On January 27, 2005, she was appointed Intendant of the Santiago Metropolitan Region (RM), becoming the first woman to hold that position. She served until March 11, 2006. As Intendant, in May 2005, she represented the RM at the Metropolis Assembly held in Berlin, Germany.

She has served as Vice President of the PDC during Soledad Alvear’s presidency in 2006. She was also president of the Center for Development Studies (CED) –a think tank aligned with the Concertación coalition– and a member of the Comunidad Mujer Council.

===Senator (2010–2014)===
In 2008, Rincón sought the PDC's nomination to run for mayor of Santiago; the candidacy ultimately went to party colleague Jaime Ravinet, who was defeated by Pablo Zalaquett (UDI).

In the 2009–10 Chilean general election, she ran for Senate representing the 11th District (Maule South) for the 2010–2018 term, and was elected with 31.03% of the vote. She served on the permanent committees for Agriculture; Future Challenges, Science, Technology and Innovation; Finance; Mining and Energy; Labor and Social Security; and the Joint Budget Committee, as well as several budget subcommittees.

She left her Senate seat in March 2014 upon her appointment as a cabinet minister. She was succeeded by Manuel Antonio Matta, following a PDC primary held on April 27, 2014.

===Cabinet Minister (2014–2016)===
On January 24, 2014, President-elect Michelle Bachelet appointed Rincón as Ministry General Secretariat of the Presidency. She assumed the position on March 11, 2014. In May 2015, during Bachelet's first cabinet Minister of Labor and Social Welfare, in the midst of the legislative debate on the Labor Reform. She held the position until November 18, 2016, when she was succeeded by Alejandra Krauss.

===Senator (2018–2026)===
In the 2017 parliamentary elections, she ran for Senate in the 9th District (Maule Region) for the 2018–2026 term, winning 38,750 votes (10.48% of valid votes cast).

Since March 21, 2018, she has served on the Economy Committee, which she chaired until March 13, 2019. She also sits on the Maritime Interests, Fisheries and Aquaculture Committee (which she has chaired since May 15, 2020) and the Agriculture Committee. Since April 11, 2018, she has served on the Joint Budget Committee.

Since April 3, 2018, she has also served on the Special Committee on Children and Adolescents, which she has chaired since March 12, 2019.

On December 23, 2020, Rincón registered her presidential pre-candidacy to represent the PDC in the internal primary held on January 24, 2021. She won that primary, but the party ultimately selected Yasna Provoste as its presidential candidate.

On August 25, 2021, following Provoste's resignation to run for president, the PDC board appointed Rincón as President of the Senate, making her the fourth woman in Chilean history to hold that office.

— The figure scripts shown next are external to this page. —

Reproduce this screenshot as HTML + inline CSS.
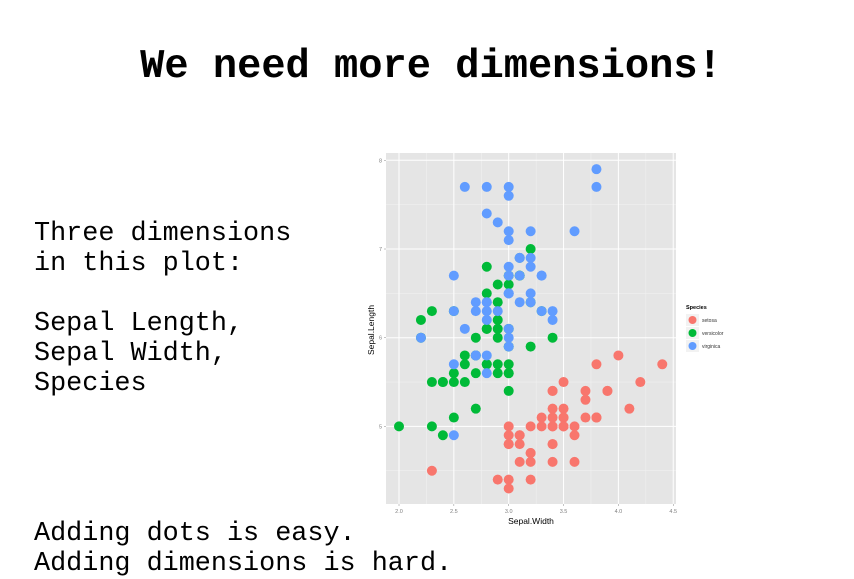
<!DOCTYPE html>
<html><head><meta charset="utf-8"><style>
body{margin:0;width:854px;height:577px;background:#fff;overflow:hidden;position:relative;font-family:"Liberation Mono",monospace}
.t{position:absolute;white-space:pre;color:#000}
</style></head><body>
<div class="t" style="left:0;width:862px;text-align:center;top:44px;font-size:40.4px;font-weight:bold;line-height:46px">We need more dimensions!</div>
<div class="t" style="left:34px;top:219px;font-size:26.8px;line-height:30px">Three dimensions
in this plot:

Sepal Length,
Sepal Width,
Species</div>
<div class="t" style="left:34px;top:519px;font-size:26.8px;line-height:30px">Adding dots is easy.
Adding dimensions is hard.</div>
<svg id="chart" width="854" height="577" style="position:absolute;left:0;top:0" font-family="Liberation Sans, sans-serif"></svg>
<script>
const setosaSL=[5.1,4.9,4.7,4.6,5.0,5.4,4.6,5.0,4.4,4.9,5.4,4.8,4.8,4.3,5.8,5.7,5.4,5.1,5.7,5.1,5.4,5.1,4.6,5.1,4.8,5.0,5.0,5.2,5.2,4.7,4.8,5.4,5.2,5.5,4.9,5.0,5.5,4.9,4.4,5.1,5.0,4.5,4.4,5.0,5.1,4.8,5.1,4.6,5.3,5.0];
const setosaSW=[3.5,3.0,3.2,3.1,3.6,3.9,3.4,3.4,2.9,3.1,3.7,3.4,3.0,3.0,4.0,4.4,3.9,3.5,3.8,3.8,3.4,3.7,3.6,3.3,3.4,3.0,3.4,3.5,3.4,3.2,3.1,3.4,4.1,4.2,3.1,3.2,3.5,3.6,3.0,3.4,3.5,2.3,3.2,3.5,3.8,3.0,3.8,3.2,3.7,3.3];
const versicolorSL=[7.0,6.4,6.9,5.5,6.5,5.7,6.3,4.9,6.6,5.2,5.0,5.9,6.0,6.1,5.6,6.7,5.6,5.8,6.2,5.6,5.9,6.1,6.3,6.1,6.4,6.6,6.8,6.7,6.0,5.7,5.5,5.5,5.8,6.0,5.4,6.0,6.7,6.3,5.6,5.5,5.5,6.1,5.8,5.0,5.6,5.7,5.7,6.2,5.1,5.7];
const versicolorSW=[3.2,3.2,3.1,2.3,2.8,2.8,3.3,2.4,2.9,2.7,2.0,3.0,2.2,2.9,2.9,3.1,3.0,2.7,2.2,2.5,3.2,2.8,2.5,2.8,2.9,3.0,2.8,3.0,2.9,2.6,2.4,2.4,2.7,2.7,3.0,3.4,3.1,2.3,3.0,2.5,2.6,3.0,2.6,2.3,2.7,3.0,2.9,2.9,2.5,2.8];
const virginicaSL=[6.3,5.8,7.1,6.3,6.5,7.6,4.9,7.3,6.7,7.2,6.5,6.4,6.8,5.7,5.8,6.4,6.5,7.7,7.7,6.0,6.9,5.6,7.7,6.3,6.7,7.2,6.2,6.1,6.4,7.2,7.4,7.9,6.4,6.3,6.1,7.7,6.3,6.4,6.0,6.9,6.7,6.9,5.8,6.8,6.7,6.7,6.3,6.5,6.2,5.9];
const virginicaSW=[3.3,2.7,3.0,2.9,3.0,3.0,2.5,2.9,2.5,3.6,3.2,2.7,3.0,2.5,2.8,3.2,3.0,3.8,2.6,2.2,3.2,2.8,2.8,2.7,3.3,3.2,2.8,3.0,2.8,3.0,2.8,3.8,2.8,2.8,2.6,3.0,3.4,3.1,3.0,3.1,3.1,3.1,2.7,3.2,3.3,3.0,2.5,3.0,3.4,3.0];
const speciesNames=["setosa","versicolor","virginica"];
const xTicks=[2.0,2.5,3.0,3.5,4.0,4.5];
const xTickLabels=["2.0","2.5","3.0","3.5","4.0","4.5"];
const yTicks=[5,6,7,8];
const yTickLabels=["5","6","7","8"];
const NS="http://www.w3.org/2000/svg";
const svg=document.getElementById('chart');
const X=v=>399+(v-2.0)*109.7;
const Y=v=>160.3-(v-8)*88.7;
const P={l:386,r:676,t:153,b:504};
function el(t,a,p){const e=document.createElementNS(NS,t);for(const k in a)e.setAttribute(k,a[k]);(p||svg).appendChild(e);return e;}
const bg=el('rect',{x:P.l,y:P.t,width:P.r-P.l,height:P.b-P.t,fill:'#e5e5e5'});


for(let i=0;i<xTicks.length-1;i++){const m=(xTicks[i]+xTicks[i+1])/2;el('line',{x1:X(m),x2:X(m),y1:P.t,y2:P.b,stroke:'#f2f2f2','stroke-width':0.5});}
for(let i=0;i<yTicks.length-1;i++){const m=(yTicks[i]+yTicks[i+1])/2;el('line',{x1:P.l,x2:P.r,y1:Y(m),y2:Y(m),stroke:'#f2f2f2','stroke-width':0.5});}
el('line',{x1:P.l,x2:P.r,y1:Y(4.5),y2:Y(4.5),stroke:'#f2f2f2','stroke-width':0.5});
xTicks.forEach((v,i)=>{
 el('line',{x1:X(v),x2:X(v),y1:P.t,y2:P.b,stroke:'#fff','stroke-width':1});
 el('line',{x1:X(v),x2:X(v),y1:P.b,y2:P.b+2,stroke:'#888','stroke-width':0.5});
 const t=el('text',{x:X(v),y:P.b+9,'font-size':5.5,fill:'#7f7f7f','text-anchor':'middle'});t.textContent=xTickLabels[i];
 
 
});
yTicks.forEach((v,i)=>{
 el('line',{x1:P.l,x2:P.r,y1:Y(v),y2:Y(v),stroke:'#fff','stroke-width':1});
 el('line',{x1:P.l-2,x2:P.l,y1:Y(v),y2:Y(v),stroke:'#888','stroke-width':0.5});
 const t=el('text',{x:P.l-4,y:Y(v)+2,'font-size':5.5,fill:'#7f7f7f','text-anchor':'end'});t.textContent=yTickLabels[i];
 
 
});
const xt=el('text',{x:531,y:524,'font-size':8.5,'text-anchor':'middle',fill:'#000'});xt.textContent='Sepal.Width';


const yt=el('text',{x:0,y:0,'font-size':8.5,'text-anchor':'middle',fill:'#000',transform:'translate(374,330) rotate(-90)'});yt.textContent='Sepal.Length';


const colors=['#f8766d','#00ba38','#619cff'];
const series=[[setosaSW,setosaSL],[versicolorSW,versicolorSL],[virginicaSW,virginicaSL]];
series.forEach((s,k)=>{
 s[0].forEach((w,i)=>{
  const c=el('circle',{cx:X(w),cy:Y(s[1][i]),r:5,fill:colors[k]});
  
  
 });
});
const lt=el('text',{x:686,y:309,'font-size':5.5,'font-weight':'bold',fill:'#000'});lt.textContent='Species';


speciesNames.forEach((n,k)=>{
 const cy=320+k*13;
 el('rect',{x:686,y:cy-6,width:13,height:12,fill:'#f2f2f2'});
 const c=el('circle',{cx:692.5,cy:cy,r:4,fill:colors[k]});
 
 
 const t=el('text',{x:702,y:cy+2,'font-size':5,fill:'#333'});t.textContent=n;
 
 
});
</script>
</body></html>
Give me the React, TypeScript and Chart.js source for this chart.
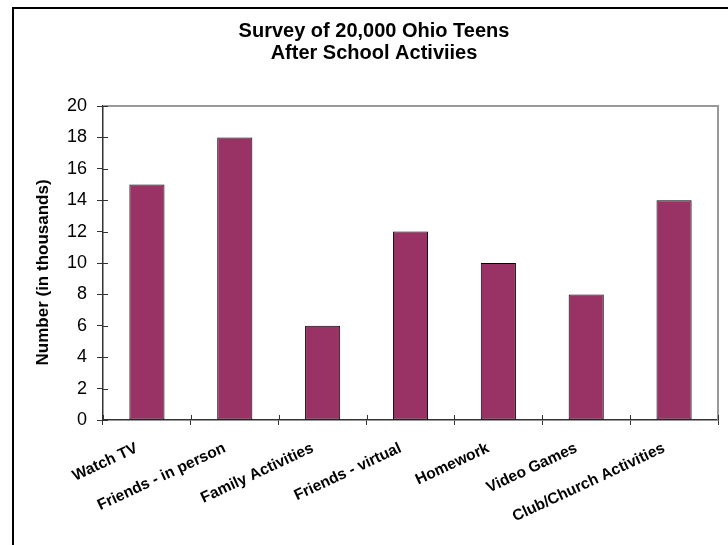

She stepped down on March 11, 2022, the same day she began serving on the Future Challenges, Science, Technology and Innovation Committee, as well as the Foreign Relations Committee.

===Leader of Demócratas===
On October 27, 2022, she announced her resignation from the PDC, ending a 40-year affiliation. On November 2, 2022, she, along with fellow former senator Matías Walker and other ex-members of centrist parties, founded a new political party called Demócratas. In November 2025, the party received an order of dissolution after failing to reach the minimum vote threshold in parliamentary elections.